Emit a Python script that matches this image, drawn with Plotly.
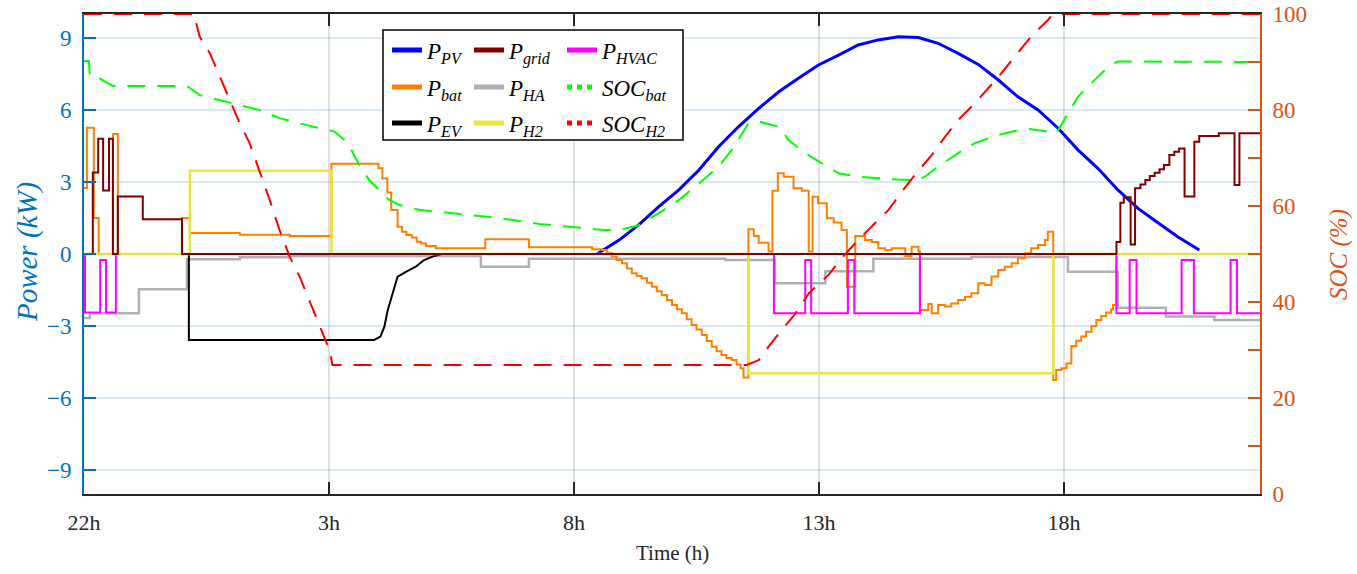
import plotly.graph_objects as go

# ---------------- data (time in hours after 22h) ----------------
t_grid = [0, 0.18, 0.29, 0.39, 0.51, 0.59, 0.69, 1.2, 2.0, 21.07, 21.15, 21.22, 21.36, 21.45, 21.56,
          21.66, 21.75, 21.85, 21.95, 22.04, 22.15, 22.25, 22.35, 22.46, 22.66, 22.76, 23.16, 23.48, 23.58, 24]
p_grid = [0, 3.4, 4.8, 2.65, 4.8, 0, 2.4, 1.45, 0, 0.5, 2.14, 2.36, 0.4, 2.74, 2.9,
          3.08, 3.25, 3.39, 3.53, 3.71, 4.12, 4.26, 4.4, 2.4, 4.68, 4.92, 5.03, 2.88, 5.03, 5.03]

t_bat = [0, 0.06, 0.2, 0.3, 0.59, 0.69, 2.0, 2.16, 3.18, 4.2, 5.05, 6.01, 6.09, 6.19, 6.27, 6.4, 6.49,
         6.58, 6.69, 6.79, 6.88, 6.98, 7.18, 8.19, 9.08, 10.37, 10.57, 10.67, 10.77, 10.87, 10.98,
         11.08, 11.18, 11.28, 11.38, 11.49, 11.59, 11.69, 11.79, 11.9, 12.0, 12.1, 12.2, 12.3, 12.4,
         12.5, 12.61, 12.71, 12.81, 12.91, 13.01, 13.11, 13.22, 13.32, 13.4, 13.46,
         13.56, 13.67, 13.77, 13.97, 14.05, 14.16, 14.28, 14.48, 14.65, 14.79, 14.87, 14.98, 15.16,
         15.3, 15.46, 15.57, 15.74, 15.94, 16.08, 16.21, 16.35, 16.48, 16.76, 16.89, 17.03, 17.06,
         17.23, 17.3, 17.43, 17.57, 17.7, 17.84, 17.98, 18.11, 18.25, 18.38, 18.52, 18.66, 18.79,
         18.93, 19.06, 19.2, 19.33, 19.47, 19.61, 19.67, 19.78, 19.84, 19.95, 20.05, 20.15, 20.25,
         20.35, 20.45, 20.56, 20.66, 20.76, 20.86, 20.96, 21.0, 21.07, 24]
p_bat = [2.75, 5.26, 1.5, 0, 5.0, 0, 1.5, 0.87, 0.8, 0.75, 3.76, 3.57, 3.15, 2.56, 1.83, 1.14, 0.93,
         0.79, 0.69, 0.51, 0.44, 0.33, 0.24, 0.61, 0.28, 0.2, 0.17, 0.05, -0.1, -0.25, -0.39,
         -0.6, -0.8, -0.92, -1.01, -1.2, -1.36, -1.55, -1.71, -1.92, -2.12, -2.3, -2.47, -2.72, -2.96,
         -3.15, -3.38, -3.62, -3.86, -4.05, -4.21, -4.33, -4.42, -4.6, -4.76, -5.15,
         1.03, 0.75, 0.47, 0.1, 2.64, 3.36, 3.22, 2.74, 2.64, 0.1, 2.39, 2.11, 1.49,
         1.31, 1.0, -1.36, 0.75, 0.58, 0.5, 0.24, 0.17, 0.24, -0.08, 0.3, 0.1, -2.33,
         -2.08, -2.47, -2.12, -2.19, -2.06, -1.92, -1.78, -1.64, -1.22, -1.29, -0.94, -0.67, -0.53,
         -0.39, -0.18, 0.03, 0.24, 0.38, 0.58, 0.93, -5.25, -4.83, -4.76, -4.56, -3.83, -3.61,
         -3.44, -3.24, -3.0, -2.75, -2.58, -2.44, -2.31, -2.13, 0, 0]

t_ev = [0, 2.14, 2.14, 5.92, 6.05, 6.13, 6.2, 6.3, 6.4, 6.57, 6.77, 6.94, 7.15, 7.3, 24]
p_ev = [0, 0, -3.58, -3.58, -3.44, -3.03, -2.33, -1.64, -0.94, -0.74, -0.53, -0.25, -0.08, 0, 0]

t_ha = [0, 0.12, 1.12, 2.1, 3.18, 4.17, 8.1, 9.08, 13.09, 14.1, 15.13, 16.11, 18.11, 20.08, 21.1,
        22.08, 23.07, 24]
p_ha = [-2.67, -2.47, -1.47, -0.22, -0.14, -0.08, -0.53, -0.2, -0.25, -1.22, -0.72, -0.2, -0.12,
        -0.74, -2.24, -2.6, -2.75, -2.75]

t_hvac = [0, 0.02, 0.33, 0.45, 0.65, 14.08, 14.72, 14.84, 15.59, 15.72, 17.06, 21.07, 21.34,
          21.48, 22.4, 22.65, 23.4, 23.53, 24]
p_hvac = [0, -2.44, -0.25, -2.44, 0, -2.47, -0.25, -2.47, -0.25, -2.47, 0, -2.47, -0.25,
          -2.47, -0.25, -2.47, -0.25, -2.47, -2.47]

t_h2 = [0, 2.16, 5.05, 13.56, 19.78, 24]
p_h2 = [0, 3.47, 0, -4.97, 0, 0]

t_pv = [10.47, 10.92, 11.32, 11.73, 12.14, 12.55, 12.95, 13.36, 13.77, 14.18, 14.58, 14.99, 15.4,
        15.8, 16.21, 16.62, 17.03, 17.43, 17.84, 18.25, 18.66, 19.06, 19.47, 19.88, 20.29, 20.69,
        21.1, 21.51, 21.91, 22.32, 22.76]
p_pv = [0.0, 0.58, 1.21, 1.97, 2.67, 3.5, 4.47, 5.31, 6.07, 6.76, 7.32, 7.875, 8.29,
        8.71, 8.92, 9.05, 9.02, 8.78, 8.36, 7.9, 7.25, 6.55, 6.0, 5.24, 4.33, 3.57,
        2.67, 1.9, 1.31, 0.72, 0.17]

t_socb = [0, 0.1, 0.12, 0.33, 0.59, 2.1, 2.36, 2.77, 3.18, 3.58, 3.99, 4.4, 4.81, 5.11, 5.32, 5.42,
          5.62, 5.82, 6.23, 6.44, 6.84, 7.66, 8.47, 9.29, 10.1, 10.61, 10.92, 11.32, 11.73, 12.14,
          12.55, 12.95, 13.22, 13.43, 13.56, 13.77, 14.18, 14.38, 14.72, 14.99, 15.4, 15.8, 16.21,
          16.62, 17.03, 17.16, 17.43, 17.84, 18.18, 18.66, 19.06, 19.33, 19.67, 19.84, 20.08,
          20.29, 20.49, 20.69, 20.9, 21.1, 24]
soc_bat = [90.2, 90.2, 87, 86.5, 85, 85, 83.1, 82, 81, 80, 78.3, 77.2, 76.2, 75.5, 73.75, 72.4,
           68.5, 65.4, 61.25, 60.2, 59.2, 58.3, 57.5, 56.25, 55.4, 55, 55, 56, 58.5, 61.25,
           64.7, 68.2, 71.7, 75.1, 77.2, 77.6, 76.5, 73.75, 71, 69.3, 66.8, 66.1, 65.8,
           65.5, 65.4, 66.1, 68.2, 71, 73.1, 74.8, 75.8, 76, 75.5, 75.1, 79.3,
           82.8, 84.9, 87, 89, 90.1, 90]

t_soch = [0, 2.26, 2.3, 2.36, 2.57, 2.77, 2.97, 3.18, 3.38, 3.58, 3.79, 3.99, 4.2, 4.4, 4.6, 4.81,
          5.01, 5.07, 13.52, 13.77, 13.97, 14.24, 14.52, 14.79, 15.19, 15.46, 15.8, 16.14, 16.42,
          16.69, 16.96, 17.3, 17.57, 17.84, 18.18, 18.66, 19.06, 19.33, 19.67, 19.78, 24]
soc_h2 = [100, 100, 97.7, 95.3, 91.8, 87, 82, 77.2, 73.1, 67.5, 61.25, 55, 49.4, 45.3, 40.4, 34.9,
          30, 26.9, 26.9, 27.9, 30.7, 34.2, 37.6, 41.8, 45.6, 49.1, 52.9, 56.4, 59.2,
          63, 66.5, 70.6, 74.4, 77.9, 81.4, 86.9, 91.8, 95.3, 98.75, 100, 100]

x_tickvals = [0, 5, 10, 15, 20]
x_ticktext = ["22h", "3h", "8h", "13h", "18h"]
y_tickvals = [-9, -6, -3, 0, 3, 6, 9]
y2_tickvals = [0, 10, 20, 30, 40, 50, 60, 70, 80, 90, 100]
y2_ticktext = ["0", "", "20", "", "40", "", "60", "", "80", "", "100"]

# ---------------- styling ----------------
C_PV, C_GRID, C_HVAC = "#0000FF", "#800000", "#FF00FF"
C_BAT, C_HA, C_SOCB = "#FF8000", "#B0B0B0", "#00FF00"
C_EV, C_H2, C_SOCH = "#000000", "#E6E63C", "#FF0000"
AX_L, AX_R = "#0072BD", "#D95319"
SERIF = "Liberation Serif"
DASH = "18px,12px"

fig = go.Figure()

def step(x, y, color, w=2, shape="hv"):
    fig.add_trace(go.Scatter(x=x, y=y, mode="lines", line=dict(color=color, width=w, shape=shape),
                             showlegend=False, hoverinfo="skip"))

step(t_pv, p_pv, C_PV, 3, "linear")
step(t_ha, p_ha, C_HA, 2.5)
step(t_ev, p_ev, C_EV, 2, "linear")
step(t_bat, p_bat, C_BAT, 2)
step(t_hvac, p_hvac, C_HVAC, 2)
step(t_h2, p_h2, C_H2, 2.5)
step(t_grid, p_grid, C_GRID, 2)

fig.add_trace(go.Scatter(x=t_socb, y=soc_bat, yaxis="y2", mode="lines",
                         line=dict(color=C_SOCB, width=2, dash=DASH), showlegend=False, hoverinfo="skip"))
fig.add_trace(go.Scatter(x=t_soch, y=soc_h2, yaxis="y2", mode="lines",
                         line=dict(color=C_SOCH, width=2, dash=DASH), showlegend=False, hoverinfo="skip"))

# legend-only traces (3 columns x 3 rows)
def lab(main, sub):
    return f"<i>{main}</i><sub><i>{sub}</i></sub>"

entries = [
    (lab("P", "PV"), C_PV, "solid"), (lab("P", "bat"), C_BAT, "solid"), (lab("P", "EV"), C_EV, "solid"),
    (lab("P", "grid"), C_GRID, "solid"), (lab("P", "HA"), C_HA, "solid"), (lab("P", "H2"), C_H2, "solid"),
    (lab("P", "HVAC"), C_HVAC, "solid"), (lab("SOC", "bat"), C_SOCB, "dot"), (lab("SOC", "H2"), C_SOCH, "dot"),
]
W, H = 1357, 574
ML, MR, MT, MB = 84, 97, 14, 80
PW, PH = W - ML - MR, H - MT - MB
col_px = [392, 474, 567]
row_px = [50, 87, 123]
layout_legends = {}
for i, (name, color, dash) in enumerate(entries):
    c, r = i // 3, i % 3
    key = "legend" if i == 0 else f"legend{i+1}"
    fig.add_trace(go.Scatter(x=[None], y=[None], mode="lines", name=name,
                             line=dict(color=color, width=5, dash=dash), legend=key))
    layout_legends[key] = dict(
        x=(col_px[c] - 5 - ML) / PW, y=(H - MB - row_px[r]) / PH, xanchor="left", yanchor="middle",
        bgcolor="rgba(0,0,0,0)", borderwidth=0,
        font=dict(family=SERIF, size=23, color="#000000"))

fig.add_shape(type="rect", xref="paper", yref="paper",
              x0=(383 - ML) / PW, x1=(683 - ML) / PW, y0=(H - MB - 140) / PH, y1=(H - MB - 30) / PH,
              line=dict(color="#000000", width=1.5), fillcolor="white", layer="above")

fig.update_layout(
    width=W, height=H, margin=dict(l=ML, r=MR, t=MT, b=MB, autoexpand=False),
    paper_bgcolor="white", plot_bgcolor="white",
    showlegend=True,
    xaxis=dict(range=[0, 24], tickvals=x_tickvals, ticktext=x_ticktext, ticks="inside", ticklen=12,
               tickwidth=1.5, tickcolor="#262626", showline=True, linecolor="#262626", linewidth=1.5,
               mirror="ticks", showgrid=True, gridcolor="rgba(38,38,38,0.15)", gridwidth=1.5,
               zeroline=False, tickfont=dict(family=SERIF, size=22, color="#262626"),
               ticklabelstandoff=8, automargin=False),
    yaxis=dict(range=[-10, 10], tickvals=y_tickvals, ticks="inside", ticklen=12, tickwidth=2,
               tickcolor=AX_L, showline=True, linecolor=AX_L, linewidth=2, showgrid=True,
               gridcolor="rgba(0,114,189,0.15)", gridwidth=1.5, zeroline=False,
               tickfont=dict(family=SERIF, size=23, color=AX_L), ticklabelstandoff=6, automargin=False),
    yaxis2=dict(range=[0, 100], overlaying="y", side="right", tickvals=y2_tickvals, ticktext=y2_ticktext,
                ticks="inside", ticklen=12, tickwidth=2, tickcolor=AX_R, showline=True, linecolor=AX_R,
                linewidth=2, showgrid=False, zeroline=False,
                tickfont=dict(family=SERIF, size=23, color=AX_R), ticklabelstandoff=6, automargin=False),
    **layout_legends,
)

fig.add_annotation(text="<i>Power (kW)</i>", xref="paper", yref="paper", x=(27 - ML) / PW, y=0.504,
                   xanchor="center", yanchor="middle",
                   textangle=-90, showarrow=False, font=dict(family=SERIF, size=29, color=AX_L))
fig.add_annotation(text="<i>SOC (%)</i>", xref="paper", yref="paper", x=(1339 - ML) / PW, y=0.498,
                   xanchor="center", yanchor="middle",
                   textangle=-90, showarrow=False, font=dict(family=SERIF, size=25, color=AX_R))
fig.add_annotation(text="Time (h)", xref="paper", yref="paper", x=0.5, y=(H - MB - 553) / PH,
                   xanchor="center", yanchor="middle",
                   showarrow=False, font=dict(family=SERIF, size=21, color="#262626"))

fig.write_html("out.html")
★ ★ ★ ★ ★ ★ ★
**The problem:** Transcribe exactly, with no pictures, the lines running from the first line of the material through the line holding "import plotly.graph_objects as go".

**Output of the exercise:**
Emit a Python script that matches this image, drawn with Plotly.
import plotly.graph_objects as go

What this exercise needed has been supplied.